Apted’s first big commercial hit was “Coal Miner’s Daughter,” the lively Loretta Lynn biopic that earned Sissy Spacek an Oscar. He also made movies about mystery novelist Agatha Christie (“Agatha”) and primatologist Dian Fossey (“Gorillas in the Mist”), and followed up the jokey, juvenile James Bond outing “The World Is Not Enough” (a serviceable yet retrograde entry which I have previously described as “nothing if not a reversion to the franchise’s most adolescent tendencies”) with guilty-pleasure female-empowerment potboiler “Enough,” starring Jennifer Lopez as a woman who learns to defend herself in order to stand up to her abusive husband.
Apted, who alternated between film and television throughout his career, was well loved within the directorial community, serving as president of the Directors Guild of America from 2003 to 2009. And though his for-hire gigs helming the Bond movie and Narnia sequel “The Voyage of the Dawn Treader” were by far the most profitable of his career, the “Up” series remains his most enduring legacy.

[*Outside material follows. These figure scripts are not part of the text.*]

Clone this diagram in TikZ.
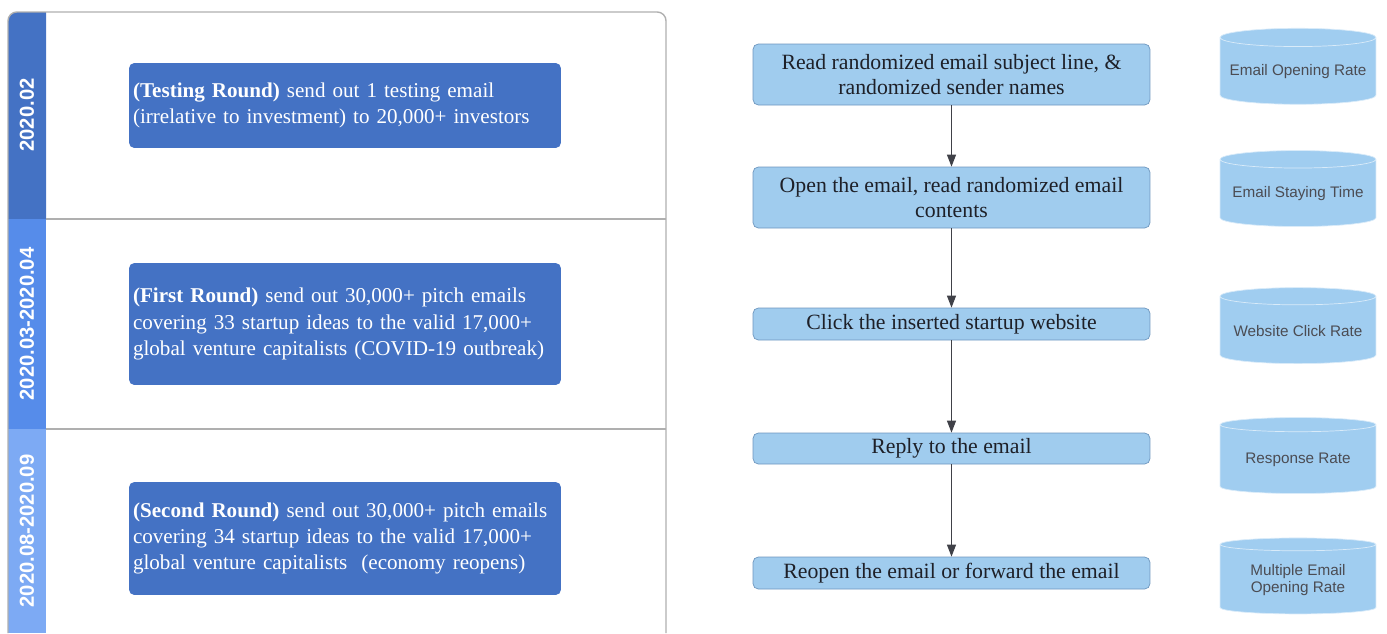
\documentclass[tikz,border=0pt]{standalone}
\usepackage{fontspec}
\setmainfont{Liberation Serif}
\setsansfont{Liberation Sans}
\usepackage{tikz}
\usetikzlibrary{shapes.geometric,arrows.meta,positioning}
\definecolor{bandone}{RGB}{68,114,196}
\definecolor{bandtwo}{RGB}{86,140,234}
\definecolor{bandthree}{RGB}{125,170,244}
\definecolor{roundblue}{RGB}{68,114,196}
\definecolor{stepfill}{RGB}{160,204,238}
\definecolor{stepline}{RGB}{110,150,190}
\definecolor{cylfill}{RGB}{160,205,240}
\definecolor{framegray}{RGB}{175,175,175}
\definecolor{inkdark}{RGB}{30,32,40}

\begin{document}
\begin{tikzpicture}[x=0.02cm, y=-0.02cm,
    frame/.style={draw=framegray, line width=0.8pt},
    period/.style={rotate=90, text=white, font=\sffamily\bfseries\fontsize{11.5}{13}\selectfont},
    round/.style={rectangle, fill=roundblue, rounded corners=3pt, minimum width=8.64cm,
               text width=8.48cm, inner sep=0.08cm, align=left, text=white,
               font=\fontsize{12}{15}\selectfont},
    stepbox/.style={rectangle, draw=stepline, fill=stepfill, rounded corners=3pt,
               minimum width=7.94cm, inner sep=2pt, align=center, text=inkdark,
               font=\fontsize{12.4}{14.6}\selectfont},
    metric/.style={cylinder, shape border rotate=90, aspect=0.13, draw=white!60!cylfill,
               fill=cylfill, minimum width=3.12cm, minimum height=1.52cm, inner sep=1pt,
               align=center, text=inkdark!80, font=\sffamily\fontsize{8.7}{10.2}\selectfont},
    arr/.style={-{Triangle[length=2.4mm, width=1.8mm]}, draw=inkdark!85, line width=0.6pt}
]
    \useasboundingbox (0,0) rectangle (1387,633);

    % timeline on the left
    \fill[bandone] (8,219) [rounded corners=5pt] -- (8,12) [sharp corners] -- (46,12) -- (46,219) -- cycle;
    \fill[bandtwo] (8,219) rectangle (46,429);
    \fill[bandthree] (8,429) rectangle (46,633);
    \draw[frame, rounded corners=5pt] (8,633) -- (8,12) -- (666,12) -- (666,633);
    \draw[frame] (46,219) -- (666,219);
    \draw[frame] (46,429) -- (666,429);

    \node[period] (p1) at (27,115) {2020.02};
    \node[period] (p2) at (27,324) {2020.03-2020.04};
    \node[period] (p3) at (27,531) {2020.08-2020.09};

    \node[round, minimum height=1.7cm] (r1) at (345,105.5)
        {\textbf{(Testing Round)} send out 1 testing email\\
         (irrelative to investment) to 20,000+ investors};
    \node[round, minimum height=2.44cm] (r2) at (345,324)
        {\textbf{(First Round)} send out 30,000+ pitch emails\\
         covering 33 startup ideas to the valid 17,000+\\
         global venture capitalists (COVID-19 outbreak)};
    \node[round, minimum height=2.26cm] (r3) at (345,538.5)
        {\textbf{(Second Round)} send out 30,000+ pitch emails\\
         covering 34 startup ideas to the valid 17,000+\\
         global venture capitalists~~(economy reopens)};

    % investor funnel
    \node[stepbox, minimum height=1.22cm] (s1) at (951.5,74.5)
        {Read randomized email subject line, \&\\randomized sender names};
    \node[stepbox, minimum height=1.22cm] (s2) at (951.5,197.5)
        {Open the email, read randomized email\\contents};
    \node[stepbox, minimum height=0.64cm] (s3) at (951.5,324) {Click the inserted startup website};
    \node[stepbox, minimum height=0.62cm] (s4) at (951.5,448.5) {Reply to the email};
    \node[stepbox, minimum height=0.64cm] (s5) at (951.5,573) {Reopen the email or forward the email};

    \draw[arr] (s1) -- (s2);
    \draw[arr] (s2) -- (s3);
    \draw[arr] (s3) -- (s4);
    \draw[arr] (s4) -- (s5);

    % measured outcomes
    \node[metric] (m1) at (1298,72)  {Email Opening Rate};
    \node[metric] (m2) at (1298,194) {Email Staying Time};
    \node[metric] (m3) at (1298,331) {Website Click Rate};
    \node[metric] (m4) at (1298,460) {Response Rate};
    \node[metric] (m5) at (1298,580) {Multiple Email\\Opening Rate};
\end{tikzpicture}
\end{document}
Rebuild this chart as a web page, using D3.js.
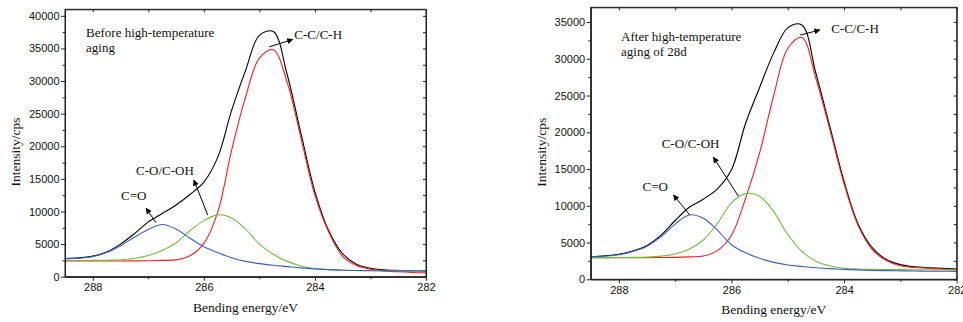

It is not, in fact, the only longitudinal documentary series, though it has inspired many other filmmakers — including Steve James (“Hoop Dreams”) and Richard Linklater with his own time-spanning “Boyhood” film — to invest years in their subjects. In the Czech Republic, director Helena Třeštíková has spent more than 40 years following 10 married couples via her “Marriage Stories” series (just one of several decades-spanning documentary projects where audiences benefit from a kind of fly-on-the-wall intimacy, versus Apted’s more format interview approach). Unlike Apted, who once said he hoped to continue the “Up” series until he was 99 — which would take him as far as “84 Up” — Třeštíková has arranged for her daughter to carry on her work when she dies.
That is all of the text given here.